▶ [PROBLEM DESCRIPTION] Below, find the line containing "Rebuild this chart" and the line containing "import * as"; reproduce exactly those two and every line between them, omitting pictures.

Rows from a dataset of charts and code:
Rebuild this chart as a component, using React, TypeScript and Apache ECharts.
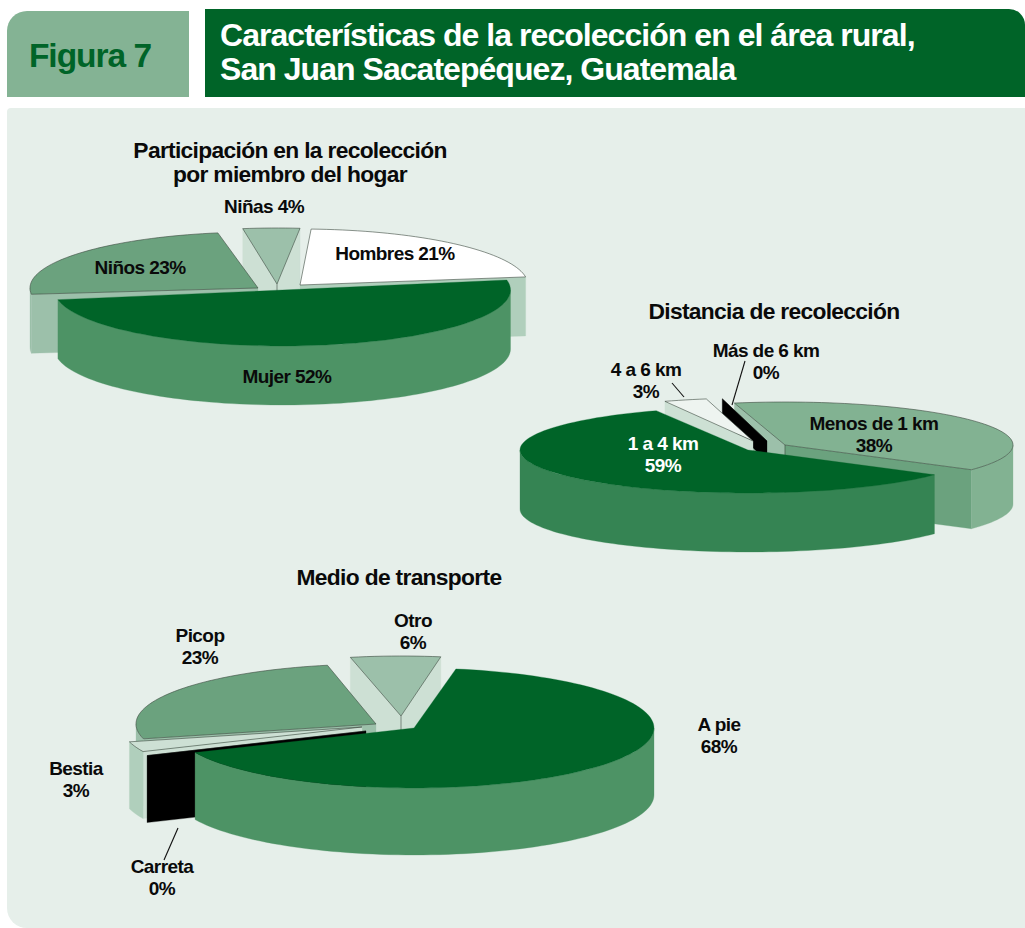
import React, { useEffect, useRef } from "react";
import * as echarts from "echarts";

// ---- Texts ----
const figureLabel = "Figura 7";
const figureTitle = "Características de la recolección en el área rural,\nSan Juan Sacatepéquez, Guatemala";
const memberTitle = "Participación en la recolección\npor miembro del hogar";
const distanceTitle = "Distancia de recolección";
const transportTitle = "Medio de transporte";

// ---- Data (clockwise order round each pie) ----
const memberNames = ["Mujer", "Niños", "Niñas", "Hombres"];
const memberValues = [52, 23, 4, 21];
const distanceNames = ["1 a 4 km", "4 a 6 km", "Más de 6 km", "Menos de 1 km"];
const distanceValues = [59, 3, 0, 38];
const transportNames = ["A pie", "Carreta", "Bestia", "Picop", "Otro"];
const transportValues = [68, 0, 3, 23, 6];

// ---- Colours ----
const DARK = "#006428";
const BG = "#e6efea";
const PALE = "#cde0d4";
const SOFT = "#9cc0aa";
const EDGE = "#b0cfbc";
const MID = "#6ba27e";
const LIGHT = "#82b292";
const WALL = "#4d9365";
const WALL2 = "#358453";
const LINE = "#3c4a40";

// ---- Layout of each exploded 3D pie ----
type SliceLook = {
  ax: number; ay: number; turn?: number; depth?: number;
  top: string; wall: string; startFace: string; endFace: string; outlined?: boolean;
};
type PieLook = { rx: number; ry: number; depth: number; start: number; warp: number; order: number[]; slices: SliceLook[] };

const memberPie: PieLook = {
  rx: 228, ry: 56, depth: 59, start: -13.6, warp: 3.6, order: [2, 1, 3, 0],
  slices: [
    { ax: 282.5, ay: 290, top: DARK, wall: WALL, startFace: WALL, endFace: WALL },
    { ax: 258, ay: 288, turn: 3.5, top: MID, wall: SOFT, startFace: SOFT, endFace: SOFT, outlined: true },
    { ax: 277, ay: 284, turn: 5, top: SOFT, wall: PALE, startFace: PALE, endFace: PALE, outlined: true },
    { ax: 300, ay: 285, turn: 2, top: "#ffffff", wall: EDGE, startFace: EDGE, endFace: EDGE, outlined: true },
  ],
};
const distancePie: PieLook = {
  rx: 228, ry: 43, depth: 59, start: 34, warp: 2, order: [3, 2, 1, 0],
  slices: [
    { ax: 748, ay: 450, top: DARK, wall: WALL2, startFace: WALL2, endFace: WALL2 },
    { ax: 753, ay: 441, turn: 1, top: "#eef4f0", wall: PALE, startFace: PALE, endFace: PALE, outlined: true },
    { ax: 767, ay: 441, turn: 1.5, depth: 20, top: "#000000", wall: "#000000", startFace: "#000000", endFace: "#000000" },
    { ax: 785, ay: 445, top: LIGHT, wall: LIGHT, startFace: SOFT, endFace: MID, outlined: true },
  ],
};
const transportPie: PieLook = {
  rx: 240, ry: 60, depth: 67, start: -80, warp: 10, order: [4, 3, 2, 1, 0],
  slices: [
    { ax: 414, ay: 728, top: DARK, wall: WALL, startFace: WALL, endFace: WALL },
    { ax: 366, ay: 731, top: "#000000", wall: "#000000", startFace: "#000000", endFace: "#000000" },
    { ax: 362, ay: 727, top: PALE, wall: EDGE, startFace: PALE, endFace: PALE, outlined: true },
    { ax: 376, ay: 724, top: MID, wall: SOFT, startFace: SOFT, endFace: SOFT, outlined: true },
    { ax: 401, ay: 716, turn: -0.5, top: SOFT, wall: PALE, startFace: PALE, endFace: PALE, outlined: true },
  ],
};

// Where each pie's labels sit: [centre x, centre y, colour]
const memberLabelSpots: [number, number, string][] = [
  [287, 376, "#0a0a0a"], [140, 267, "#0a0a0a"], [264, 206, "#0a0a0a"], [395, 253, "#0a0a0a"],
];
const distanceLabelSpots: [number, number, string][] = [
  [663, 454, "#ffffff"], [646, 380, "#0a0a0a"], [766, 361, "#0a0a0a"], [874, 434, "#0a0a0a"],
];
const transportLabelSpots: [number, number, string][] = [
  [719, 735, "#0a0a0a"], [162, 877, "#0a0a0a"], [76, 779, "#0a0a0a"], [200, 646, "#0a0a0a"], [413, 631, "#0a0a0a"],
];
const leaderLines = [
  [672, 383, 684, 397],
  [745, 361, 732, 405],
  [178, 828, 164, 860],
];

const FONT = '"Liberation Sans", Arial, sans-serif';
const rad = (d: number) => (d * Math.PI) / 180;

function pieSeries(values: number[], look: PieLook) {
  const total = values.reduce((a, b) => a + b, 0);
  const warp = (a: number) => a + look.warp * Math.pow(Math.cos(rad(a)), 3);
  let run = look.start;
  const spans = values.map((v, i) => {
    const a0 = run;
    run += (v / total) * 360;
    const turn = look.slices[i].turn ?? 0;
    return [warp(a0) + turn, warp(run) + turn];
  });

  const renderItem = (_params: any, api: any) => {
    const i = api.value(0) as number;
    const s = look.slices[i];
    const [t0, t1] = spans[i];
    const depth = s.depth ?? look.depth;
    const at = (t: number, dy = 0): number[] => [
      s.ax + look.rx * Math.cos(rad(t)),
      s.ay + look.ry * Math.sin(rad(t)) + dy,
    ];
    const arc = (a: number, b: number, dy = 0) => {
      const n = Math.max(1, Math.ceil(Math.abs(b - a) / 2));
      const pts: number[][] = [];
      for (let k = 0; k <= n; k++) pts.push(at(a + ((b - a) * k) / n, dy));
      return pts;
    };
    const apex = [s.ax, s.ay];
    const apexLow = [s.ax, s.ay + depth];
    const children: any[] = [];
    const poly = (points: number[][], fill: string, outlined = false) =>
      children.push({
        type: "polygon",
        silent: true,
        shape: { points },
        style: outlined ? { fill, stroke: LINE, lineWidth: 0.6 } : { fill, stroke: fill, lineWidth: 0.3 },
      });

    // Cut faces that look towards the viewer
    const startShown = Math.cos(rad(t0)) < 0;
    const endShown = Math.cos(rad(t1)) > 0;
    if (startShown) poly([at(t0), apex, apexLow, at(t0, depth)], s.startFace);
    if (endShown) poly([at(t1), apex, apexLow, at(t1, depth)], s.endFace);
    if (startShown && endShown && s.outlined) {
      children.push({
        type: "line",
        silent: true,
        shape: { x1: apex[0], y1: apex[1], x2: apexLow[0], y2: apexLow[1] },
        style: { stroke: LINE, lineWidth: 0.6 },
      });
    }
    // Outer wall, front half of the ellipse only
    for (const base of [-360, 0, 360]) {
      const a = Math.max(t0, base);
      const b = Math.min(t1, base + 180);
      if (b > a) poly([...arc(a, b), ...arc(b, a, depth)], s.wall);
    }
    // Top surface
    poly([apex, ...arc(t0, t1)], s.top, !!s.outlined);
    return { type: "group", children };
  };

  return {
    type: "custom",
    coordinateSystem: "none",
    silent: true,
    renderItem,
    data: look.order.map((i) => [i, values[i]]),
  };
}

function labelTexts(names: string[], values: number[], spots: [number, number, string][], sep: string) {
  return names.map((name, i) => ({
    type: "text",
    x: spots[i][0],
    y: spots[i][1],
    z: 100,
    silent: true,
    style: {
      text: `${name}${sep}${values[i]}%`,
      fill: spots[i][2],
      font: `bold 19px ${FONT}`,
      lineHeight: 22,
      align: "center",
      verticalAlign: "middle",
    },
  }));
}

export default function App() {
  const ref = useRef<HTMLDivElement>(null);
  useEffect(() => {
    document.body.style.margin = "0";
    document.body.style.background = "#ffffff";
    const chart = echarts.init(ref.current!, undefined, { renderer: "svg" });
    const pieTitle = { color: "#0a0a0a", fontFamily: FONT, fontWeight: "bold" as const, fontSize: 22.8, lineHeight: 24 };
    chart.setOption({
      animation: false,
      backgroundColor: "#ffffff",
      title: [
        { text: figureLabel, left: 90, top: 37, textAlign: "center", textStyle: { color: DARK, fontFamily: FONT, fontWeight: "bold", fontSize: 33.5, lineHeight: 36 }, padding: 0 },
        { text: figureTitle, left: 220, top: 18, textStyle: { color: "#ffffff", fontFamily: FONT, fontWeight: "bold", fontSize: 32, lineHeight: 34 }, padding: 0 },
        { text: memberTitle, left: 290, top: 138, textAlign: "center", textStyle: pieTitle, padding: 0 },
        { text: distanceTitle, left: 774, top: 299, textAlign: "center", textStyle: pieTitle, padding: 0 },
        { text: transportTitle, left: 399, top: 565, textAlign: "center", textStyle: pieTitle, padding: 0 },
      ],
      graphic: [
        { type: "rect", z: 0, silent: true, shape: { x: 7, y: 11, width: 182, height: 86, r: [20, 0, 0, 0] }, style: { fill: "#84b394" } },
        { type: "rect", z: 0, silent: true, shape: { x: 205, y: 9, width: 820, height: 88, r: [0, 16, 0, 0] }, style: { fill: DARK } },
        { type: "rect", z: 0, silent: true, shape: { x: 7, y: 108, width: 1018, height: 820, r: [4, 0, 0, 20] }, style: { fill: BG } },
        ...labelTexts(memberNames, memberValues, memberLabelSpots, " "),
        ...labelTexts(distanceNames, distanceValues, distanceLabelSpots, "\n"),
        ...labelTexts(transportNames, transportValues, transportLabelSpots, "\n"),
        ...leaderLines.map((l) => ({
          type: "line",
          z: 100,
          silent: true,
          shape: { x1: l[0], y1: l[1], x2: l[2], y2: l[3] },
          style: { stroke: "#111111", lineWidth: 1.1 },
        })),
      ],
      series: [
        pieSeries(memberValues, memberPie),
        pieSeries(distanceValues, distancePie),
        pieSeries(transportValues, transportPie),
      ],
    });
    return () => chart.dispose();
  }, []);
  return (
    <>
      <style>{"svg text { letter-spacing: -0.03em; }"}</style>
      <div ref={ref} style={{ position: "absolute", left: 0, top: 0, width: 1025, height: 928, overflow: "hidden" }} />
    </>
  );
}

---

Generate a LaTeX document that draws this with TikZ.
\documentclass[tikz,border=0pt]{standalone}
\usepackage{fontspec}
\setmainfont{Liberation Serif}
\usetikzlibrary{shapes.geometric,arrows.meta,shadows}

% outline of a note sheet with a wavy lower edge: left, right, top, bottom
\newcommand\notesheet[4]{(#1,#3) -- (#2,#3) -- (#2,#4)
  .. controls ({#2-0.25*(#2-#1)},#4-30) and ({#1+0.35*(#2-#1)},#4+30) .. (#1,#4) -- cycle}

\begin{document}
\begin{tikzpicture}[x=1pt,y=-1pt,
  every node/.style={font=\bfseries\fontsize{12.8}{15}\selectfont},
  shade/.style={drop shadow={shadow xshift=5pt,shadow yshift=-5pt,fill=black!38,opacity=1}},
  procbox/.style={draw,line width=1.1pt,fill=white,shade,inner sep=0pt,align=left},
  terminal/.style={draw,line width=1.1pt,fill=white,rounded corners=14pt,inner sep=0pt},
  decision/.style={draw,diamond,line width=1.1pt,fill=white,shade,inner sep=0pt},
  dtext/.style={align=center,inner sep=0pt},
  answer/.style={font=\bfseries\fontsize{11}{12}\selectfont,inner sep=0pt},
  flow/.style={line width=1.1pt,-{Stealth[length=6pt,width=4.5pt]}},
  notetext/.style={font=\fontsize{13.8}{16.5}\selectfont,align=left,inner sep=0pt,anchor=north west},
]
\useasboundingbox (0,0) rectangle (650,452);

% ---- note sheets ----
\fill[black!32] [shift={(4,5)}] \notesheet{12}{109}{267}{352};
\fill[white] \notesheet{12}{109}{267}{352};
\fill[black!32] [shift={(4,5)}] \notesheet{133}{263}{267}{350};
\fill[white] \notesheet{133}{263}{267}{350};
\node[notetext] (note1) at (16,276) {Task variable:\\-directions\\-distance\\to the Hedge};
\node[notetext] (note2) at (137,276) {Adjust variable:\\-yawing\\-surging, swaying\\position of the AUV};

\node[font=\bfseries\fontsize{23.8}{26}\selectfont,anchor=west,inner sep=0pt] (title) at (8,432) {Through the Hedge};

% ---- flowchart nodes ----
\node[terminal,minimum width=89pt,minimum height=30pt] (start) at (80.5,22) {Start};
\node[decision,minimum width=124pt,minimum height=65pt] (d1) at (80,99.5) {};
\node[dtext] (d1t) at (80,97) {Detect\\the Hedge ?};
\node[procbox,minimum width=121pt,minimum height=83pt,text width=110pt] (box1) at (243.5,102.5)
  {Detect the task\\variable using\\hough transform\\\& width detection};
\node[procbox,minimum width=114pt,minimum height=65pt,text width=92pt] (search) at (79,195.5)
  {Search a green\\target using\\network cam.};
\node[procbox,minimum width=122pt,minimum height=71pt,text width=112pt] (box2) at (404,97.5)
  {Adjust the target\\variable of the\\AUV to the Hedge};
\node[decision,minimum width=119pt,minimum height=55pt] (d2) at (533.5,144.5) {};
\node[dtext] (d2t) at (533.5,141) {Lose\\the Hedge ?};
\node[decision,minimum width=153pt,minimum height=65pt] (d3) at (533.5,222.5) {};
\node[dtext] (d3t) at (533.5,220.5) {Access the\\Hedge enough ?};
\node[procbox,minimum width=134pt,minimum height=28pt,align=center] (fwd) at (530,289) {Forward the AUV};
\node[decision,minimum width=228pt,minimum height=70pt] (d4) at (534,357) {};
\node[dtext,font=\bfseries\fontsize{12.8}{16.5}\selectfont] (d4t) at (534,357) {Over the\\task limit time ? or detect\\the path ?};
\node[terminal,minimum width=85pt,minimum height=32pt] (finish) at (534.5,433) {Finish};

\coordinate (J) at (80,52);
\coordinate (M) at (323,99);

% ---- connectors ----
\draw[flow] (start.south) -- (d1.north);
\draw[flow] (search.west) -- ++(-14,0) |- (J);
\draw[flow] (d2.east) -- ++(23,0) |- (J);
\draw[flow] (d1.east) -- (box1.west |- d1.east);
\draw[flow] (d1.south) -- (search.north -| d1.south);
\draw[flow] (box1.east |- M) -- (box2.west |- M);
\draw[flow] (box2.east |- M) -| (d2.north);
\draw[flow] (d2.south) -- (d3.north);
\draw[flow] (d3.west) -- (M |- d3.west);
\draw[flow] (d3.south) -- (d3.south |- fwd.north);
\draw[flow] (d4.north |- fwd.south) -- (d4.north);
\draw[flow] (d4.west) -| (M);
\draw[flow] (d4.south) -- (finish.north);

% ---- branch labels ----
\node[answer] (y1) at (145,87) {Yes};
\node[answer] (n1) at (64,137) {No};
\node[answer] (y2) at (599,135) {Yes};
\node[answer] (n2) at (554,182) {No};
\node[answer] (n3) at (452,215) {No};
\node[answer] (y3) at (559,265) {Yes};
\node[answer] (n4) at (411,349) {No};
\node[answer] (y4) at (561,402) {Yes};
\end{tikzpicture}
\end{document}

▶ [FINISHED TASK]
Rebuild this chart as a component, using React, TypeScript and Apache ECharts.
import React, { useEffect, useRef } from "react";
import * as echarts from "echarts";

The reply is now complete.